Exercise instructions :: Line by line, repeat the data below exactly, beginning at the first line and ending at the line with "36, 36, 36];". Omit pictures.

Provided entries ::
======

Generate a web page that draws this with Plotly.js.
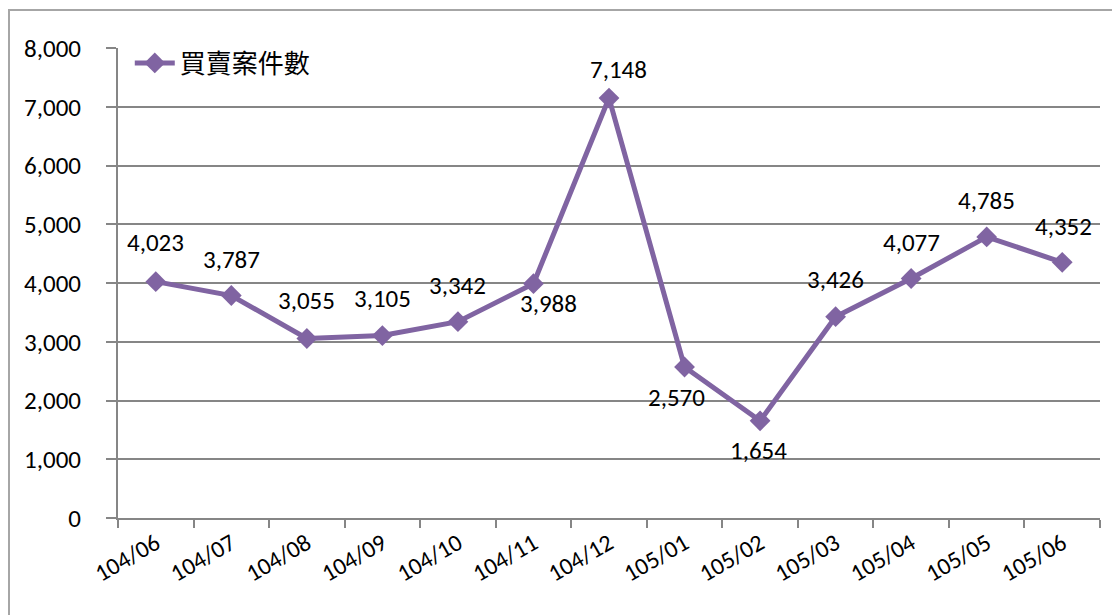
<!DOCTYPE html>
<html>
<head>
<meta charset="utf-8">
<script src="https://cdn.plot.ly/plotly-3.0.1.min.js"></script>
<style>
html,body{margin:0;padding:0;background:#fff;}
#frame{position:absolute;left:8px;top:9px;width:1110px;height:620px;border-left:2px solid #a6a6a6;border-top:2px solid #a6a6a6;}
#chart{position:absolute;left:0;top:0;width:1112px;height:615px;}
</style>
</head>
<body>
<div id="frame"></div>
<div id="chart"></div>
<script>
const months = ["104/06","104/07","104/08","104/09","104/10","104/11","104/12","105/01","105/02","105/03","105/04","105/05","105/06"];
const cases = [4023, 3787, 3055, 3105, 3342, 3988, 7148, 2570, 1654, 3426, 4077, 4785, 4352];
const seriesName = "買賣案件數";
const labelXShift = [0, 0, 0, 0, 0, 15, 9, -8, -2, 0, 0, 0, 1];
const labelYShift = [39, 36, 38, 37, 36, -20, 29, -30, -30, 37, 36, 36, 36];

const color = "#8064A2";
const font = "Carlito, 'Open Sans', 'Noto Sans CJK TC', sans-serif";

const annotations = months.map((m, i) => ({
  x: m, y: cases[i], xref: "x", yref: "y",
  text: cases[i].toLocaleString("en-US"),
  showarrow: false, xshift: labelXShift[i], yshift: labelYShift[i],
  font: {family: font, size: 25, color: "#000"}
}));

Plotly.newPlot("chart", [{
  type: "scatter", mode: "lines+markers",
  x: months, y: cases, name: seriesName,
  line: {color: color, width: 5},
  marker: {symbol: "diamond", size: 16, color: color}
}], {
  width: 1112, height: 615,
  margin: {l: 118, r: 12, t: 48, b: 97},
  paper_bgcolor: "rgba(0,0,0,0)", plot_bgcolor: "rgba(0,0,0,0)",
  showlegend: true,
  legend: {x: 0.012, y: 1.018, xanchor: "left", yanchor: "top", bgcolor: "rgba(0,0,0,0)",
    font: {family: "'Noto Sans CJK TC', sans-serif", size: 26, color: "#000"},
    itemwidth: 40, tracegroupgap: 0},
  xaxis: {type: "category", range: [-0.5, 12.5], autorange: false, tickson: "boundaries", showgrid: false,
    showline: true, linecolor: "#868686", linewidth: 2,
    ticks: "outside", ticklen: 8, tickcolor: "#868686", tickwidth: 2,
    tickangle: -30, tickfont: {family: font, size: 24, color: "#000"}, zeroline: false},
  yaxis: {range: [0, 8000], autorange: false, dtick: 1000, tickformat: ",",
    showgrid: true, gridcolor: "#868686", gridwidth: 2,
    showline: true, linecolor: "#868686", linewidth: 2,
    ticks: "outside", ticklen: 10, tickcolor: "#868686", tickwidth: 2,
    ticklabelstandoff: 20,
    zeroline: false, tickfont: {family: font, size: 25, color: "#000"}},
  annotations: annotations
}, {displayModeBar: false});
</script>
</body>
</html>
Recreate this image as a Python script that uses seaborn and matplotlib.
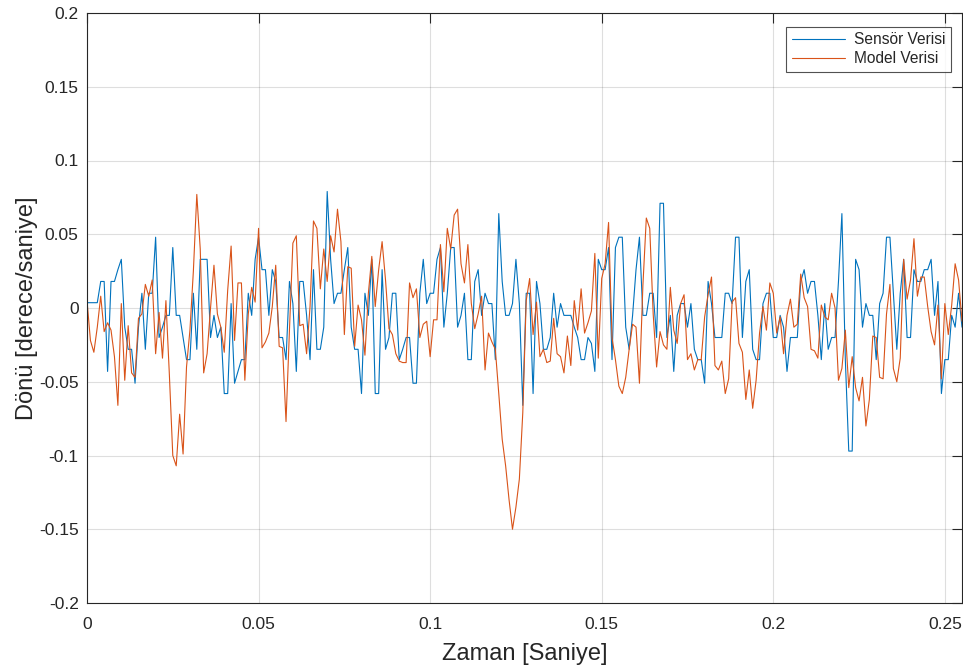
import numpy as np
import pandas as pd
import matplotlib
matplotlib.use("Agg")
import matplotlib.pyplot as plt
import seaborn as sns

# Sample step 1 ms
dt = 0.001

# Sensor data, deg/s
sensor = [
    0.0036, 0.0036, 0.0036, 0.0036, 0.018, 0.018, -0.043, 0.018, 0.018, 0.026,
    0.033, -0.013, -0.028, -0.028, -0.051, -0.013, 0.010, -0.028, 0.010, 0.010,
    0.048, -0.020, -0.013, -0.005, -0.005, 0.041, -0.005, -0.005, -0.020, -0.035,
    -0.035, 0.010, -0.028, 0.033, 0.033, 0.033, -0.020, -0.005, -0.020, -0.013,
    -0.058, -0.058, 0.003, -0.051, -0.043, -0.035, -0.035, 0.010, -0.005, 0.033,
    0.048, 0.026, 0.026, -0.005, 0.026, 0.018, -0.020, -0.020, -0.035, 0.018,
    0.003, -0.043, 0.018, 0.018, -0.005, -0.035, 0.026, -0.028, -0.028, -0.013,
    0.079, 0.033, 0.003, 0.010, 0.010, 0.026, 0.041, -0.013, -0.028, -0.028,
    -0.058, 0.010, -0.005, 0.033, -0.058, -0.058, 0.026, -0.028, -0.020, 0.010,
    0.010, -0.035, -0.028, -0.020, -0.020, -0.051, -0.051, 0.010, 0.033, 0.003,
    0.010, 0.010, 0.033, 0.041, -0.013, 0.010, 0.041, 0.041, -0.013, -0.005,
    0.010, -0.035, -0.035, 0.018, 0.026, -0.005, 0.010, 0.003, 0.003, -0.035,
    0.064, 0.018, -0.005, -0.005, 0.003, 0.033, 0.003, -0.066, 0.010, 0.010,
    -0.058, 0.018, 0.003, -0.028, -0.028, -0.020, 0.010, -0.013, 0.003, -0.005,
    -0.005, -0.005, -0.013, -0.020, -0.035, -0.035, -0.020, -0.024, -0.043, 0.033,
    0.026, 0.026, 0.041, -0.035, 0.041, 0.048, 0.048, -0.013, -0.028, -0.005,
    0.026, 0.048, -0.005, -0.005, 0.010, 0.010, -0.020, 0.071, 0.071, -0.020,
    -0.005, -0.043, -0.005, 0.003, 0.003, -0.013, 0.003, -0.028, -0.035, -0.035,
    -0.051, 0.018, 0.003, -0.020, -0.020, -0.020, 0.010, 0.010, 0.003, 0.048,
    0.048, -0.020, 0.018, 0.026, -0.028, -0.035, -0.035, 0.003, 0.010, 0.010,
    -0.020, -0.020, -0.005, -0.013, -0.043, -0.020, -0.020, -0.020, 0.018, 0.026,
    0.010, 0.018, 0.018, -0.005, -0.035, 0.003, -0.028, -0.020, -0.020, 0.018,
    0.064, -0.035, -0.097, -0.097, 0.033, 0.026, -0.013, 0.003, -0.005, -0.005,
    -0.035, 0.003, 0.010, 0.048, 0.048, 0.010, -0.028, 0.010, 0.033, -0.020,
    -0.020, 0.026, 0.018, 0.018, 0.026, 0.026, 0.033, -0.005, 0.018, -0.058,
    -0.035, -0.035, -0.005, -0.013, 0.010, -0.013,
]

# Model data, deg/s
model = [
    0.005, -0.022, -0.030, -0.013, 0.008, -0.016, -0.010, -0.015, -0.033, -0.066,
    0.003, -0.049, -0.012, -0.044, -0.047, -0.007, -0.004, 0.016, 0.008, 0.019,
    -0.031, -0.003, -0.034, 0.005, -0.045, -0.100, -0.107, -0.072, -0.099, -0.040,
    -0.015, 0.025, 0.077, 0.040, -0.044, -0.031, 0.000, 0.029, -0.004, -0.013,
    -0.030, 0.012, 0.042, -0.022, 0.017, 0.017, -0.049, -0.004, 0.014, 0.004,
    0.054, -0.027, -0.023, -0.017, 0.001, 0.029, -0.026, -0.027, -0.077, -0.015,
    0.044, 0.049, -0.012, -0.011, -0.031, 0.001, 0.059, 0.054, 0.013, 0.040,
    0.018, 0.049, 0.038, 0.067, 0.045, -0.018, 0.028, 0.027, -0.026, 0.002,
    -0.008, -0.032, 0.010, 0.035, 0.001, 0.026, 0.045, 0.019, -0.014, -0.018,
    -0.031, -0.036, -0.037, -0.037, 0.017, 0.007, 0.013, -0.020, -0.011, -0.009,
    -0.033, -0.008, -0.008, 0.043, 0.011, 0.054, 0.040, 0.063, 0.067, 0.030,
    0.017, 0.043, 0.003, -0.014, -0.004, 0.008, -0.042, -0.017, -0.023, -0.028,
    -0.058, -0.089, -0.107, -0.130, -0.150, -0.135, -0.116, -0.071, 0.005, 0.020,
    -0.018, 0.004, -0.033, -0.028, -0.037, -0.036, -0.007, -0.031, -0.033, -0.044,
    -0.019, -0.039, 0.005, -0.015, 0.013, -0.017, -0.010, -0.002, 0.037, -0.034,
    0.020, 0.030, 0.058, -0.020, -0.035, -0.053, -0.058, -0.047, -0.028, -0.011,
    -0.013, -0.051, 0.015, 0.061, 0.054, -0.004, -0.040, -0.016, -0.025, -0.028,
    0.014, -0.015, -0.024, 0.003, 0.009, -0.035, -0.031, -0.042, -0.035, -0.035,
    -0.006, 0.009, 0.021, -0.039, -0.042, -0.036, -0.058, -0.048, 0.004, 0.007,
    -0.024, -0.030, -0.062, -0.042, -0.068, -0.049, -0.017, 0.001, -0.015, 0.017,
    0.010, -0.017, -0.006, -0.031, -0.005, 0.006, -0.013, -0.011, 0.023, 0.007,
    0.001, -0.028, -0.029, -0.034, 0.002, -0.006, -0.008, 0.010, 0.000, -0.049,
    -0.041, -0.015, -0.054, -0.033, -0.054, -0.063, -0.047, -0.080, -0.062, -0.019,
    -0.020, -0.047, -0.048, -0.004, 0.016, -0.041, -0.050, -0.034, 0.033, 0.006,
    0.019, 0.047, 0.008, 0.021, 0.021, 0.001, -0.016, -0.025, 0.002, -0.048,
    0.003, -0.018, 0.002, 0.030, 0.019, -0.009,
]

zaman = np.arange(len(sensor)) * dt

df = pd.DataFrame({"Zaman": zaman, "Sensor": sensor, "Model": model})

sns.set_style("white")
plt.rcParams["font.family"] = ["Liberation Sans", "DejaVu Sans"]

fig = plt.figure(figsize=(9.63, 6.68), dpi=100)
ax = fig.add_axes([87 / 963, 1 - 603 / 668, 875 / 963, 590 / 668])

sns.lineplot(data=df, x="Zaman", y="Sensor", ax=ax, color="#0072BD",
             linewidth=0.8, label="Sensör Verisi")
sns.lineplot(data=df, x="Zaman", y="Model", ax=ax, color="#D95319",
             linewidth=0.8, label="Model Verisi")

ax.set_xlim(0, zaman[-1])
ax.set_ylim(-0.2, 0.2)
ax.set_xticks([0, 0.05, 0.1, 0.15, 0.2, 0.25])
ax.set_xticklabels(["0", "0.05", "0.1", "0.15", "0.2", "0.25"])
ax.set_yticks(np.round(np.arange(-0.2, 0.201, 0.05), 2))
ax.set_yticklabels(["-0.2", "-0.15", "-0.1", "-0.05", "0", "0.05", "0.1", "0.15", "0.2"])

ax.grid(True, color="#262626", alpha=0.15, linewidth=0.8)
ax.set_axisbelow(True)
for s in ax.spines.values():
    s.set_color("#262626")
    s.set_linewidth(0.8)
ax.tick_params(direction="in", length=7, width=0.8, colors="#262626",
               labelsize=12.5, top=True, right=True, labelcolor="#262626")
ax.tick_params(axis="x", pad=10)
ax.tick_params(axis="y", pad=6)

ax.set_xlabel("Zaman [Saniye]", fontsize=17, color="#262626", labelpad=8)
ax.set_ylabel("Dönü [derece/saniye]", fontsize=17, color="#262626", labelpad=1)

# legend box: right edge at x=951 px, top at y=27 px
leg = ax.legend(loc="upper right", borderaxespad=0,
                fontsize=11.2, frameon=True, fancybox=False,
                handlelength=3.4, labelspacing=0.25, borderpad=0.35,
                handletextpad=0.6)
leg.set_bbox_to_anchor(((951 - 87) / 875, 1 - 14 / 590), transform=ax.transAxes)
leg.get_frame().set_edgecolor("#262626")
leg.get_frame().set_linewidth(0.8)

fig.savefig("out.png", dpi=100)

======

Result of this task ::
Generate a web page that draws this with Plotly.js.
<!DOCTYPE html>
<html>
<head>
<meta charset="utf-8">
<script src="https://cdn.plot.ly/plotly-3.0.1.min.js"></script>
<style>
html,body{margin:0;padding:0;background:#fff;}
#frame{position:absolute;left:8px;top:9px;width:1110px;height:620px;border-left:2px solid #a6a6a6;border-top:2px solid #a6a6a6;}
#chart{position:absolute;left:0;top:0;width:1112px;height:615px;}
</style>
</head>
<body>
<div id="frame"></div>
<div id="chart"></div>
<script>
const months = ["104/06","104/07","104/08","104/09","104/10","104/11","104/12","105/01","105/02","105/03","105/04","105/05","105/06"];
const cases = [4023, 3787, 3055, 3105, 3342, 3988, 7148, 2570, 1654, 3426, 4077, 4785, 4352];
const seriesName = "買賣案件數";
const labelXShift = [0, 0, 0, 0, 0, 15, 9, -8, -2, 0, 0, 0, 1];
const labelYShift = [39, 36, 38, 37, 36, -20, 29, -30, -30, 37, 36, 36, 36];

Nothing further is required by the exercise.